**Stored data**
○ ○ ○

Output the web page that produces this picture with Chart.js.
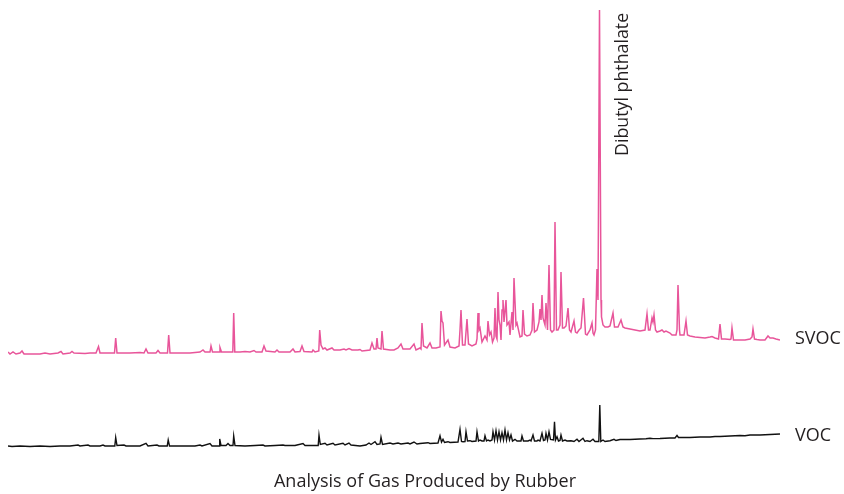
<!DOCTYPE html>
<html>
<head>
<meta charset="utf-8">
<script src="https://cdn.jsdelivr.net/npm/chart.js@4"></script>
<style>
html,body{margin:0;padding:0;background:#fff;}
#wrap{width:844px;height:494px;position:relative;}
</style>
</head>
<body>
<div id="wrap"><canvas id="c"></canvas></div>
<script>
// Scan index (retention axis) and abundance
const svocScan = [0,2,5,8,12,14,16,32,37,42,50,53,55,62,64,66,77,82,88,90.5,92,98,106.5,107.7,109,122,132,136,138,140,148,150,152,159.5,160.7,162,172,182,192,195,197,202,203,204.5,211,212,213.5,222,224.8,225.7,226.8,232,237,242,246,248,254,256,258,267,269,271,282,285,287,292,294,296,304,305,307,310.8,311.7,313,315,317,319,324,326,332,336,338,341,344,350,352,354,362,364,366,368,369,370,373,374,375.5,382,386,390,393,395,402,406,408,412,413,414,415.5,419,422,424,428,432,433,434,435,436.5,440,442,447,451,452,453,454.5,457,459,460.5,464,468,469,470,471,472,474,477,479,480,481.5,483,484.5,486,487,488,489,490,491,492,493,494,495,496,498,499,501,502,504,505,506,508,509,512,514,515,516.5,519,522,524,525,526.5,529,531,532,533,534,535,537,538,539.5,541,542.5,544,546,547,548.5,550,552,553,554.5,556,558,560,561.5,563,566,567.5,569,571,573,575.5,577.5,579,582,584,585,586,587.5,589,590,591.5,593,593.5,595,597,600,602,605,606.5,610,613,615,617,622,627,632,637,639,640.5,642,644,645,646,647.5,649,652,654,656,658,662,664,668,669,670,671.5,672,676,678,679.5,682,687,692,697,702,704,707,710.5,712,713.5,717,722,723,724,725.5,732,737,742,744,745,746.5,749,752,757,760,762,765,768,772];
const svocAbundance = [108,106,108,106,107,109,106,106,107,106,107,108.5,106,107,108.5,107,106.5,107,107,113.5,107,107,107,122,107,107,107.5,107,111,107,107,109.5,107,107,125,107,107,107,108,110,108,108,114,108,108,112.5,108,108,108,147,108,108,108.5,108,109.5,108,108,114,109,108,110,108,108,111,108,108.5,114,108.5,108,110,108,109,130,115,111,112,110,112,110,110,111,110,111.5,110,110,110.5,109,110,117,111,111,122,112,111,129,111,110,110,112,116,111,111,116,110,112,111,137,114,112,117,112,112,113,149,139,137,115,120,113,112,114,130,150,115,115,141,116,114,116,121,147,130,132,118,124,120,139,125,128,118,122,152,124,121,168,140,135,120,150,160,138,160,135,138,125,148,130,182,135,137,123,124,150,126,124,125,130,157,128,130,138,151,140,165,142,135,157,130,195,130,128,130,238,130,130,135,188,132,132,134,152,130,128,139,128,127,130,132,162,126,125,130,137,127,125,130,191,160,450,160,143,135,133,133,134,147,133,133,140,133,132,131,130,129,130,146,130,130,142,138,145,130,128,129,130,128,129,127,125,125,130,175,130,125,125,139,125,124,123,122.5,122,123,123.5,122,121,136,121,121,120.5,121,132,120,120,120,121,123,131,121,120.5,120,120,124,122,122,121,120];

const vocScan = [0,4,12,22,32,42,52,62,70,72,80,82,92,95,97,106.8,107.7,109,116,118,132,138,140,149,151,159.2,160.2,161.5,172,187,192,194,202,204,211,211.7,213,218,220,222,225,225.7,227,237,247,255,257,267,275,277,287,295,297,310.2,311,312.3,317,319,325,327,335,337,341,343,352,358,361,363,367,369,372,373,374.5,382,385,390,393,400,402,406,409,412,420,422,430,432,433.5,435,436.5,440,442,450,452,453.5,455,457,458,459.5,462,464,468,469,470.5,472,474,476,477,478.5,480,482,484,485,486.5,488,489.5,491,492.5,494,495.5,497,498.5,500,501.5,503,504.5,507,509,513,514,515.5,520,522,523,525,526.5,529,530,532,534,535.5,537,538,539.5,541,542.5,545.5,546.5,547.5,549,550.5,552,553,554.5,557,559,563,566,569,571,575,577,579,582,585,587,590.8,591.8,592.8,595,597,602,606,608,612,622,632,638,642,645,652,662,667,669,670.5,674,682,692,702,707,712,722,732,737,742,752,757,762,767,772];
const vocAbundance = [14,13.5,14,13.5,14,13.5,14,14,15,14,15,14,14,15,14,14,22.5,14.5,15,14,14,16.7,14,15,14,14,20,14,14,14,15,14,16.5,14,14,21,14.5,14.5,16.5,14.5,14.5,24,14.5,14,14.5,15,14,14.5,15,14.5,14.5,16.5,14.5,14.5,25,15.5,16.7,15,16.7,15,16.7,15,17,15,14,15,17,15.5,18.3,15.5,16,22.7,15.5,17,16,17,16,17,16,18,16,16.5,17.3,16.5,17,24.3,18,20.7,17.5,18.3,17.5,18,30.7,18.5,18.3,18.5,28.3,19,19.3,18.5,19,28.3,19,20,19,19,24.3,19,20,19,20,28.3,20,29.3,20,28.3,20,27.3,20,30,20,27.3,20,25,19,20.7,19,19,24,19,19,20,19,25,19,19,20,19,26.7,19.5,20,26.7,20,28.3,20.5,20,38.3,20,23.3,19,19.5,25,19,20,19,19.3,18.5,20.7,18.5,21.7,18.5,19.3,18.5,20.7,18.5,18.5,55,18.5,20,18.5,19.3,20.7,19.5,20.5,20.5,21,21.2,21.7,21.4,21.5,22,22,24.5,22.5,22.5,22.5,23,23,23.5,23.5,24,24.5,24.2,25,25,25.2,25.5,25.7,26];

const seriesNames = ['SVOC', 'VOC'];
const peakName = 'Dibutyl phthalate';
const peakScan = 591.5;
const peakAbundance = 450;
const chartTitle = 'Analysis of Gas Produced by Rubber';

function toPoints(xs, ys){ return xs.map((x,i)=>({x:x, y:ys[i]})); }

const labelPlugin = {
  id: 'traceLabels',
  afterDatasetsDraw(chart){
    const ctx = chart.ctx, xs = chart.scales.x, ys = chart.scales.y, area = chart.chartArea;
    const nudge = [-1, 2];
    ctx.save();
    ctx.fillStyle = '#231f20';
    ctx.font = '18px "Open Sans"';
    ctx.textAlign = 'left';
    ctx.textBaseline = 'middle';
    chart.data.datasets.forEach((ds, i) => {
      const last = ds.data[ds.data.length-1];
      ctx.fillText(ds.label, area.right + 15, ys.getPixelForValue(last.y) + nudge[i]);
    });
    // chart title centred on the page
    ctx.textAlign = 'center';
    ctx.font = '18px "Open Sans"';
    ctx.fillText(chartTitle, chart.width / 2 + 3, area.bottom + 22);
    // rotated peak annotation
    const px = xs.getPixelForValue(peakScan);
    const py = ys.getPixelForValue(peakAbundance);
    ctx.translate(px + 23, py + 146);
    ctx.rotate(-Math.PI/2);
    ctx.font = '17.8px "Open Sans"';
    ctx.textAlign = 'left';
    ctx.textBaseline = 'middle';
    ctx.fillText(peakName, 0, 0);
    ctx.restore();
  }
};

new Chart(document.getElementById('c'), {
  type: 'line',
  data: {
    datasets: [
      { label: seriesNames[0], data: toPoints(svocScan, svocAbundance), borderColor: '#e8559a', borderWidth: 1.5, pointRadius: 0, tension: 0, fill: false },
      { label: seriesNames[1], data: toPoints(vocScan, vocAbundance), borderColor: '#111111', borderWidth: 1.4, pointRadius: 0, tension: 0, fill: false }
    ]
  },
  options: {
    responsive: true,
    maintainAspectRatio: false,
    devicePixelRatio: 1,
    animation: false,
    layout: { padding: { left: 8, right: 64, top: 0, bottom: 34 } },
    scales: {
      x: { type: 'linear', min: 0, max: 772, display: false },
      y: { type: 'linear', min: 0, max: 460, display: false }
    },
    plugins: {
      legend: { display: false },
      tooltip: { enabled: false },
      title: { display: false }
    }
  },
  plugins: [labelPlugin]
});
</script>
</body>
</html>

○ ○ ○

**Brief**
Copy out each line in the listing that has the word "page".

**Solution to the problem**
Output the web page that produces this picture with Chart.js.
    // chart title centred on the page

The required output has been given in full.